Soerabaijasch Handelsblad menyebut bahwa ada dua pembicara yang menyampaikan pidato waktu pembukaan kongres itu, yakni S. Tjirto Soepono dan Kiaji Hadji Mas Mansoer. Soepeno berbicara tentang dinamika pergerakan, termasuk yang berbasis keagamaan, yang tengah timbul di antara masyarakat pribumi Hindia Belanda. Soepono menyebut bahwa telah terjadi perpecahan di antara kaum pergerakan ini, dan menurutnya ini adalah sesuatu yang buruk. Namun Soerabaijasch Handelsblad tidak memberi keterangan tentang apa yang pembicara kedua, Kiaji Hadji Mas Mansoer, sampaikan. Barangkali Mas Mansoer berbicara soal-soal agama Islam semata sehingga tidak terlalu menarik perhatian pers Belanda yang lebih fokus pada aspek pergerakan kaum pribumi.
Yang tak kalah penting, Het Nieuws van den Dag voor Nederlandsch-Indie menyebut bahwa kongres ini dipenuhi oleh ‘een zeer gematigd karakter’ (karakter yang sangat moderat). Penekanan pada aspek “moderat” ini menunjukkan bagaimana pers Belanda memandang Muhammadiyah: sebuah organisasi pergerakan kaum pribumi berbasis massa yang ruang lingkupnya nasional namun tidak bercorak radikal. Muhammadiyah, oleh sebab itu, dipandang memilih jalan tengah, alih-alih ekstrem, dalam mempromosikan ide-idenya. Ini tentu juga ada kaitannya dengan pilihan Muhammadiyah untuk tidak berpolitik, sehingga mencegah terjadinya benturan kepentingan dengan pemerintah kolonial.
Pemerintah Hindia Belanda memang tengah sensitif dengan gerakan massa yang berpotensi radikal karena dianggap dapat membahayakan eksistensi mereka.

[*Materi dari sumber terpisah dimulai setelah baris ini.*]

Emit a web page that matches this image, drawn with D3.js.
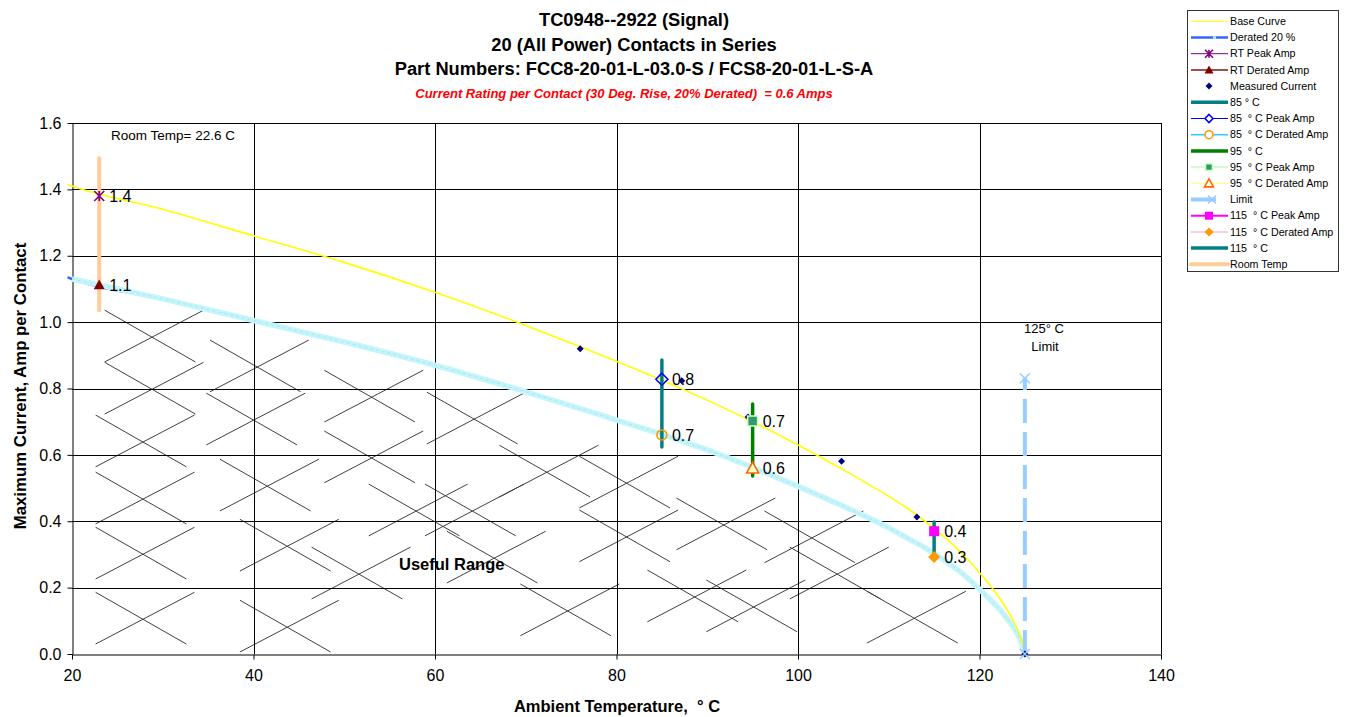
<!DOCTYPE html>
<html>
<head>
<meta charset="utf-8">
<script src="https://cdn.jsdelivr.net/npm/d3@7"></script>
<style>
  body { margin: 0; background: #fff; }
  text { font-family: Arial, "Liberation Sans", sans-serif; }
</style>
</head>
<body>
<svg id="chart" width="1350" height="717"></svg>
<script>

// Values
var baseTemps = [19.5, 20, 30, 40, 50, 60, 70, 76, 80, 85, 90, 95, 100, 105, 110, 112, 114, 116, 118, 120, 121.5, 123, 124, 124.6, 125];
var baseAmps  = [1.415, 1.41, 1.34, 1.26, 1.18, 1.09, 0.99, 0.926, 0.882, 0.825, 0.765, 0.70, 0.63, 0.555, 0.475, 0.44, 0.40, 0.355, 0.305, 0.245, 0.195, 0.135, 0.085, 0.045, 0];

var deratedTemps = [19.5, 20, 30, 40, 50, 60, 70, 80, 85, 90, 95, 100, 105, 110, 112, 114, 116, 118, 120, 121.5, 123, 124, 124.6, 125];
var deratedAmps  = [1.135, 1.13, 1.07, 1.005, 0.94, 0.87, 0.79, 0.705, 0.662, 0.615, 0.562, 0.505, 0.445, 0.38, 0.35, 0.32, 0.285, 0.245, 0.195, 0.155, 0.108, 0.068, 0.036, 0];

var measuredTemps = [76, 87.2, 94.5, 104.8, 113.1, 125];
var measuredAmps  = [0.92, 0.823, 0.714, 0.581, 0.413, 0];

// vertical bars: room temp, 85, 95, 115
var barTemps = [23, 85, 95, 115];
var barLow   = [1.036, 0.624, 0.536, 0.292];
var barHigh  = [1.494, 0.886, 0.753, 0.398];

var limitTemp = 125;
var limitAmps = [0, 0.831];

// labelled points
var pointTemps  = [23, 23, 85, 85, 95, 95, 115, 115];
var pointAmps   = [1.38, 1.112, 0.828, 0.66, 0.702, 0.56, 0.37, 0.292];
var pointLabels = ["1.4", "1.1", "0.8", "0.7", "0.7", "0.6", "0.4", "0.3"];

// "useful range" hatch crosses (centre temp / amp)
var hatchTemps = [28.6, 28.6, 27.6, 27.6, 27.6, 27.6, 40.2, 39.8, 41.3, 43.5, 43.5, 52.8, 52.8, 51.4, 57.7,
                  64.1, 72.1, 63.9, 66.3, 74.4, 80.9, 80.9, 91.6, 88.4, 94.9, 101.3, 104.1, 112.6];
var hatchAmps  = [0.958, 0.801, 0.642, 0.470, 0.304, 0.108, 0.868, 0.708, 0.509, 0.328, 0.084, 0.777, 0.594, 0.244, 0.434,
                  0.711, 0.551, 0.434, 0.292, 0.133, 0.518, 0.356, 0.392, 0.175, 0.145, 0.353, 0.244, 0.111];

var xTicks = [20, 40, 60, 80, 100, 120, 140];
var yTicks = [0, 0.2, 0.4, 0.6, 0.8, 1.0, 1.2, 1.4, 1.6];

var titleLines = ["TC0948--2922 (Signal)", "20 (All Power) Contacts in Series",
                  "Part Numbers: FCC8-20-01-L-03.0-S / FCS8-20-01-L-S-A"];
var subTitle = "Current Rating per Contact (30 Deg. Rise, 20% Derated)  = 0.6 Amps";

var legendNames = ["Base Curve", "Derated 20 %", "RT Peak Amp", "RT Derated Amp", "Measured Current",
                   "85 ° C", "85  ° C Peak Amp", "85  ° C Derated Amp", "95  ° C", "95  ° C Peak Amp",
                   "95  ° C Derated Amp", "Limit", "115  ° C Peak Amp", "115  ° C Derated Amp", "115  ° C", "Room Temp"];

// ---- styles ----
var barColors = ["#ffcc99", "#008080", "#008000", "#008080"];
var pointStyles = [
    {kind: "star", fill: "none", stroke: "#800080", s: 5},
    {kind: "triangle", fill: "#800000", stroke: "none", s: 5.5},
    {kind: "diamond", fill: "none", stroke: "#0000ff", s: 6},
    {kind: "circle", fill: "none", stroke: "#ff9900", s: 5},
    {kind: "square", fill: "#339966", stroke: "#ccffcc", s: 5},
    {kind: "triangle", fill: "#ffffcc", stroke: "#ff6600", s: 6},
    {kind: "square", fill: "#ff00ff", stroke: "none", s: 5},
    {kind: "diamond", fill: "#ff9900", stroke: "none", s: 6}
];
var legendStyles = [
    {line: "#ffff00", w: 1},
    {line: "#3366ff", w: 2.5, gap: true},
    {line: "#800080", w: 1, m: {kind: "star", fill: "none", stroke: "#800080", s: 4}},
    {line: "#a05050", w: 2, m: {kind: "triangle", fill: "#800000", stroke: "none", s: 4.5}},
    {m: {kind: "diamond", fill: "#000080", stroke: "none", s: 3.5}},
    {line: "#008080", w: 3.5},
    {line: "#0000ff", w: 1, m: {kind: "diamond", fill: "#fff", stroke: "#0000ff", s: 4}},
    {line: "#33ccff", w: 1.5, m: {kind: "circle", fill: "#fff", stroke: "#ff9900", s: 4}},
    {line: "#008000", w: 3.5},
    {line: "#ccffcc", w: 2, m: {kind: "square", fill: "#339966", stroke: "#ccffcc", s: 3.5}},
    {line: "#ffff99", w: 1.5, m: {kind: "triangle", fill: "#fff", stroke: "#ff6600", s: 4.5}},
    {line: "#99ccff", w: 4, short: true, m: {kind: "x", fill: "none", stroke: "#99ccff", s: 4}},
    {line: "#ff00ff", w: 2, m: {kind: "square", fill: "#ff00ff", stroke: "none", s: 4}},
    {line: "#ffcce6", w: 2, m: {kind: "diamond", fill: "#ff9900", stroke: "none", s: 4.5}},
    {line: "#008080", w: 3.5},
    {line: "#ffcc99", w: 4}
];

var markerPath = function(kind, s) {
    if (kind === "diamond") return "M0," + (-s) + "L" + s + ",0L0," + s + "L" + (-s) + ",0Z";
    if (kind === "square") return "M" + (-s) + "," + (-s) + "h" + (2 * s) + "v" + (2 * s) + "h" + (-2 * s) + "Z";
    if (kind === "triangle") return "M0," + (-s) + "L" + s + "," + (s * 0.8) + "L" + (-s) + "," + (s * 0.8) + "Z";
    if (kind === "circle") return d3.symbol(d3.symbolCircle, Math.PI * s * s)();
    if (kind === "x") return "M" + (-s) + "," + (-s) + "L" + s + "," + s + "M" + (-s) + "," + s + "L" + s + "," + (-s);
    // asterisk
    return "M" + (-s) + "," + (-s) + "L" + s + "," + s + "M" + (-s) + "," + s + "L" + s + "," + (-s) +
           "M0," + (-s) + "L0," + s;
};

var drawMarker = function(g, st, px, py) {
    g.append("path")
        .attr("d", markerPath(st.kind, st.s))
        .attr("transform", "translate(" + px + "," + py + ")")
        .attr("fill", st.fill)
        .attr("stroke", st.stroke)
        .attr("stroke-width", st.stroke === "none" ? 0 : 1.6);
};

var svg = d3.select("#chart");

var x = d3.scaleLinear().domain([20, 140]).range([72, 1161]);
var y = d3.scaleLinear().domain([0, 1.6]).range([654, 123]);

// titles
svg.selectAll("text.title")
    .data(titleLines)
    .enter().append("text")
        .attr("class", "title")
        .attr("x", 634)
        .attr("y", function(d, i) { return 26 + i * 24.5; })
        .attr("text-anchor", "middle")
        .attr("font-size", "18.3px")
        .attr("font-weight", "bold")
        .text(function(d) { return d; });

svg.append("text")
    .attr("x", 624).attr("y", 98)
    .attr("text-anchor", "middle")
    .attr("font-size", "13px")
    .attr("font-weight", "bold")
    .attr("font-style", "italic")
    .attr("fill", "#ff0000")
    .style("white-space", "pre")
    .text(subTitle);

// hatch
var hw = 5, hh = 0.078;
var hatch = svg.append("g").attr("stroke", "#404040").attr("stroke-width", 1);
hatchTemps.forEach(function(t, i) {
    var a = hatchAmps[i];
    hatch.append("line")
        .attr("x1", x(t - hw)).attr("y1", y(a + hh))
        .attr("x2", x(t + hw)).attr("y2", y(a - hh));
    hatch.append("line")
        .attr("x1", x(t - hw)).attr("y1", y(a - hh))
        .attr("x2", x(t + hw + 0.9)).attr("y2", y(a + hh));
});

// grid
var grid = svg.append("g").attr("stroke", "#000").attr("stroke-width", 1);
grid.selectAll("line.vg")
    .data(xTicks.slice(1))
    .enter().append("line")
        .attr("x1", function(d) { return Math.round(x(d)) + 0.5; })
        .attr("x2", function(d) { return Math.round(x(d)) + 0.5; })
        .attr("y1", y(0)).attr("y2", y(1.6));
grid.selectAll("line.hg")
    .data(yTicks.slice(1))
    .enter().append("line")
        .attr("y1", function(d) { return Math.round(y(d)) + 0.5; })
        .attr("y2", function(d) { return Math.round(y(d)) + 0.5; })
        .attr("x1", x(20)).attr("x2", x(140));

// axes
var xAxis = svg.append("g")
    .attr("transform", "translate(0," + (Math.round(y(0)) + 0.5) + ")")
    .call(d3.axisBottom(x).tickValues(xTicks).tickSize(5).tickSizeOuter(0).tickPadding(10));
var yAxis = svg.append("g")
    .attr("transform", "translate(" + (Math.round(x(20)) + 0.5) + ",0)")
    .call(d3.axisLeft(y).tickValues(yTicks).tickSize(5).tickSizeOuter(0).tickPadding(6)
        .tickFormat(d3.format(".1f")));
[xAxis, yAxis].forEach(function(a) {
    a.selectAll("path, line").attr("stroke", "#000");
    a.selectAll("text").attr("font-size", "16px").attr("fill", "#000")
        .attr("font-family", "Arial, 'Liberation Sans', sans-serif");
});

svg.append("text")
    .attr("x", 617).attr("y", 712)
    .attr("text-anchor", "middle")
    .attr("font-size", "16.5px").attr("font-weight", "bold")
    .style("white-space", "pre")
    .text("Ambient Temperature,  ° C");

svg.append("text")
    .attr("transform", "translate(26,386) rotate(-90)")
    .attr("text-anchor", "middle")
    .attr("font-size", "16.8px").attr("font-weight", "bold")
    .text("Maximum Current, Amp per Contact");

// curves
var line = d3.line()
    .x(function(d) { return x(d[0]); })
    .y(function(d) { return y(d[1]); })
    .curve(d3.curveMonotoneX);

var deratedPts = deratedTemps.map(function(t, i) { return [t, deratedAmps[i]]; });
svg.append("path")
    .attr("d", line(deratedPts))
    .attr("fill", "none").attr("stroke", "#3366ff").attr("stroke-width", 2.5);
var cyanPts = deratedPts.filter(function(d) { return d[0] >= 20; });
svg.append("path")
    .attr("d", line(cyanPts))
    .attr("fill", "none").attr("stroke", "#c4f5fb").attr("stroke-width", 5.5);
svg.append("path")
    .attr("d", line(cyanPts))
    .attr("fill", "none").attr("stroke", "#a9e6f0").attr("stroke-width", 1)
    .attr("stroke-dasharray", "3,3");

var basePts = baseTemps.map(function(t, i) { return [t, baseAmps[i]]; });
svg.append("path")
    .attr("d", line(basePts))
    .attr("fill", "none").attr("stroke", "#ffff00").attr("stroke-width", 1.6);

// limit
svg.append("line")
    .attr("x1", x(limitTemp)).attr("x2", x(limitTemp))
    .attr("y1", y(limitAmps[0])).attr("y2", y(limitAmps[1]))
    .attr("stroke", "#99ccff").attr("stroke-width", 4)
    .attr("stroke-dasharray", "24,9");

// bars
barTemps.forEach(function(t, i) {
    svg.append("line")
        .attr("x1", x(t)).attr("x2", x(t))
        .attr("y1", y(barLow[i])).attr("y2", y(barHigh[i]))
        .attr("stroke", barColors[i])
        .attr("stroke-width", i === 0 ? 4 : 3.5)
        .attr("stroke-linecap", "round");
});

// measured current
measuredTemps.forEach(function(t, i) {
    drawMarker(svg, {kind: "diamond", fill: "#000080", stroke: "none", s: 3.5}, x(t), y(measuredAmps[i]));
});
limitAmps.forEach(function(a) {
    drawMarker(svg, {kind: "x", fill: "none", stroke: "#99ccff", s: 5}, x(limitTemp), y(a));
});

// labelled points
pointTemps.forEach(function(t, i) {
    drawMarker(svg, pointStyles[i], x(t), y(pointAmps[i]));
    svg.append("text")
        .attr("x", x(t) + 10).attr("y", y(pointAmps[i]) + 6)
        .attr("font-size", "16px")
        .text(pointLabels[i]);
});

// annotations
svg.append("text").attr("x", 111).attr("y", 140).attr("font-size", "13.5px").text("Room Temp= 22.6 C");
svg.append("text").attr("x", 1044).attr("y", 333).attr("text-anchor", "middle")
    .attr("font-size", "13px").text("125° C");
svg.append("text").attr("x", 1045).attr("y", 351).attr("text-anchor", "middle")
    .attr("font-size", "13px").text("Limit");
svg.append("text").attr("x", 399).attr("y", 570).attr("font-size", "16.5px")
    .attr("font-weight", "bold").text("Useful Range");

// legend
var lg = svg.append("g");
lg.append("rect")
    .attr("x", 1187.5).attr("y", 10.5).attr("width", 151).attr("height", 261)
    .attr("fill", "#fff").attr("stroke", "#333").attr("stroke-width", 1);
legendNames.forEach(function(name, i) {
    var st = legendStyles[i];
    var cy = 21.3 + i * 16.2;
    if (st.line) {
        lg.append("line")
            .attr("x1", 1191).attr("x2", st.short ? 1216 : 1228)
            .attr("y1", cy).attr("y2", cy)
            .attr("stroke", st.line).attr("stroke-width", st.w)
            .attr("stroke-linecap", i === 15 ? "round" : "butt");
        if (st.gap) {
            lg.append("line")
                .attr("x1", 1213).attr("x2", 1216)
                .attr("y1", cy).attr("y2", cy)
                .attr("stroke", "#c4e8ff").attr("stroke-width", 2.5);
        }
    }
    if (st.m) drawMarker(lg, st.m, st.short ? 1212 : 1209, cy);
    lg.append("text")
        .attr("x", 1230).attr("y", cy + 3.7)
        .attr("font-size", "10.7px")
        .style("white-space", "pre")
        .text(name);
});

</script>
</body>
</html>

Dalam beberapa dekade terakhir terjadi protes, pemogokan, bahkan pemberontakan yang dilakukan oleh berbagai elemen dalam masyarakat guna menentang berbagai kebijakan diskriminatif dan tidak adil yang dikeluarkan pemerintah. Maka, tak heran apabila pemerintah dan pers kolonial memberikan apresiasi pada ide dan gerakan yang moderat dan jauh dari fanatisme.
Kongres ‘Aisyiyah yang juga diadakan di Makassar kala itu mendapat penilaian tersendiri oleh pers Belanda. Kongres ‘Aisyiyah dihadiri oleh 500 orang. Meski ramai dipenuhi oleh kaum perempuan, namun pertemuan ini, tulis Het Nieuws van den Dag voor Nederlandsch-Indie tanggal 2 Mei 1932, ‘had een zeer ordelijk verloop’ (berjalan dengan sangat tertib).